BC’s Credit Union Central pooh poohed the Budget projections as wildly optimistic and said the deficit would probably be two or three times higher than the government was admitting.
Today even the Globe and Mail said:
It would seem a given now that the projected budget deficit of $495-million is wholly unrealistic. It could reach $1-billion.
None of this should be wildly surprising. The Budget projected a $200 million increase in income tax revenues, for example, at a time when incomes and the number of people working were falling. It predicted a minimal increase in welfare spending at a time when it is growing so quickly the government stalled release of information about it until after the election.
I’m no economist, but if I can figure this out on the back of an envelope, I’m pretty sure the smart guys in the Finance Ministry have figured it out as well. And I’m pretty sure they wouldn’t have kept it a secret from the Premier and from the Minister of Finance.
So we can expect a financial statement in June expressing surprise, amazement and horror about how badly the financial situation has deteriorated since February.
What happens then? In an April 24 Vaughn Palmer column Premier Campbell said bluntly he would not let the deficit rise. He said:
“I can tell you this: the deficit for 2009-10 will be $495 million maximum.”

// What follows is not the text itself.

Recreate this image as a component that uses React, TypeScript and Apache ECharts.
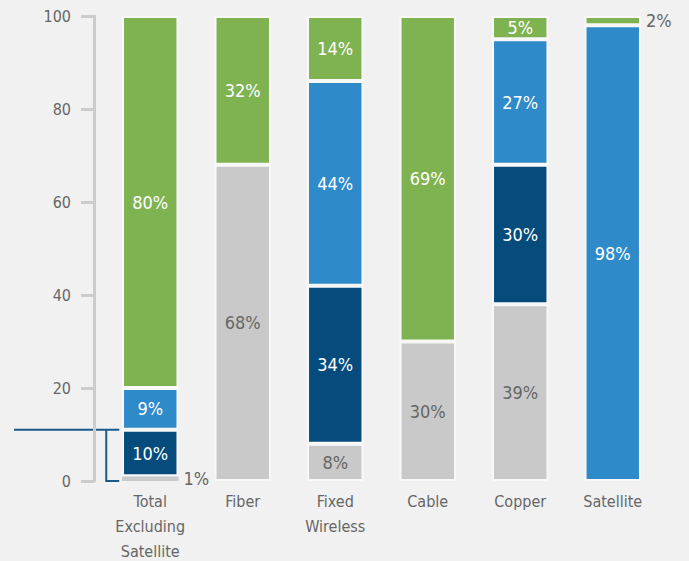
import React, { useEffect, useRef } from "react";
import * as echarts from "echarts";

const categories = ["Total\nExcluding\nSatellite", "Fiber", "Fixed\nWireless", "Cable", "Copper", "Satellite"];
const grayValues = [1, 68, 8, 30, 38, 0];
const darkValues = [10, 0, 34, 0, 30, 0];
const blueValues = [9, 0, 44, 0, 27, 98];
const greenValues = [80, 32, 14, 70, 5, 2];
const grayLabels = ["1%", "68%", "8%", "30%", "39%", ""];
const darkLabels = ["10%", "", "34%", "", "30%", ""];
const blueLabels = ["9%", "", "44%", "", "27%", "98%"];
const greenLabels = ["80%", "32%", "14%", "69%", "5%", "2%"];
const yTicks = [0, 20, 40, 60, 80, 100];

const FONT = "'Liberation Sans Narrow', 'DejaVu Sans Condensed', 'Roboto Condensed', sans-serif";
const BG = "#f1f1f1";
const GAP = "#f8f8f8";

export default function App() {
  const ref = useRef<HTMLDivElement>(null);
  useEffect(() => {
    if (!ref.current) return;
    const chart = echarts.init(ref.current, undefined, { renderer: "svg" });
    const mk = (
      name: string,
      values: number[],
      labels: string[],
      color: string,
      textColor: string,
      outside: number[]
    ) => ({
      name,
      type: "bar",
      stack: "s",
      barWidth: "61%",
      data: values.map((v, i) => ({
        value: v,
        label: outside.includes(i)
          ? { show: true, position: "right", distance: 5, color: "#666" }
          : undefined,
        itemStyle: v < 2 ? { borderWidth: 0 } : undefined,
      })),
      itemStyle: { color, borderColor: GAP, borderWidth: 2 },
      label: {
        show: true,
        position: "inside",
        color: textColor,
        fontFamily: FONT,
        fontSize: 18,
        formatter: (p: any) => (p.value > 0 ? labels[p.dataIndex] : ""),
      },
    });
    chart.setOption({
      animation: false,
      backgroundColor: BG,
      grid: { left: 104, right: 30, top: 16, bottom: 80, outerBoundsMode: "none", containLabel: false },
      xAxis: {
        type: "category",
        data: categories,
        axisLine: { show: false },
        axisTick: { show: false },
        axisLabel: {
          color: "#666",
          fontFamily: FONT,
          fontSize: 16,
          lineHeight: 25,
          margin: 8,
          interval: 0,
        },
      },
      yAxis: {
        type: "value",
        min: 0,
        max: 100,
        interval: 20,
        offset: 10,
        splitLine: { show: false },
        axisLine: { show: true, lineStyle: { color: "#cccccc", width: 3 } },
        axisTick: { show: true, length: 13, lineStyle: { color: "#cccccc", width: 3 } },
        axisLabel: {
          color: "#666",
          fontFamily: FONT,
          fontSize: 16,
          margin: 23,
          formatter: (v: number) => (yTicks.includes(v) ? String(v) : ""),
        },
      },
      series: [
        mk("gray", grayValues, grayLabels, "#c9c9c9", "#666", [0]),
        mk("dark", darkValues, darkLabels, "#054c7c", "#ffffff", []),
        mk("blue", blueValues, blueLabels, "#2f8aca", "#ffffff", []),
        mk("green", greenValues, greenLabels, "#7fb351", "#ffffff", [5]),
      ],
    });
    const top = chart.convertToPixel({ gridIndex: 0 }, [0, grayValues[0] + darkValues[0]]) as number[];
    const bottom = chart.convertToPixel({ gridIndex: 0 }, [0, 0]) as number[];
    const barLeft = top[0] - 28 - 3;
    const vx = barLeft - 13;
    chart.setOption({
      graphic: [
        {
          type: "polyline",
          shape: { points: [[14, top[1]], [barLeft, top[1]]] },
          style: { stroke: "#1b5a8a", lineWidth: 2, fill: null },
        },
        {
          type: "polyline",
          shape: { points: [[vx, top[1]], [vx, bottom[1]], [barLeft, bottom[1]]] },
          style: { stroke: "#1b5a8a", lineWidth: 2, fill: null },
        },
      ],
    });
    return () => chart.dispose();
  }, []);
  return <div ref={ref} style={{ width: 689, height: 561, position: "absolute", left: 0, top: 0 }} />;
}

That gives him three options. First, he could cut services. Second, he could sell assets. Third, he could intervene legislatively to cut the cost of contracts for public employees. If this sounds familiar, it is because he did all three in his first term of office after manufacturing a huge deficit by the largest tax cut in BC history.
Now he doesn’t need to manufacture a deficit. He can use his promise to keep the deficit to $500 million to drive an ideological agenda. So here’s my prediction. More tax cuts which Campbell will say are necessary to boost the economy. And more cuts to government services for low and middle income people to reduce the deficit.
After all, as Public Eye Online reported:
The premier’s deputy minister Jessica McDonald has stated provincial civil service layoffs, if they do occur, will be under five percent of the workforce. But the Campbell administration is projecting demographic forces will reduce the number of bureaucrats by 30 to 57 percent over the next ten years.
How do you make cuts like that to the public service? Service cuts and privatization.
In the good times, under the Liberals BC became a bad place to be poor. In the bad times it is going to get worse.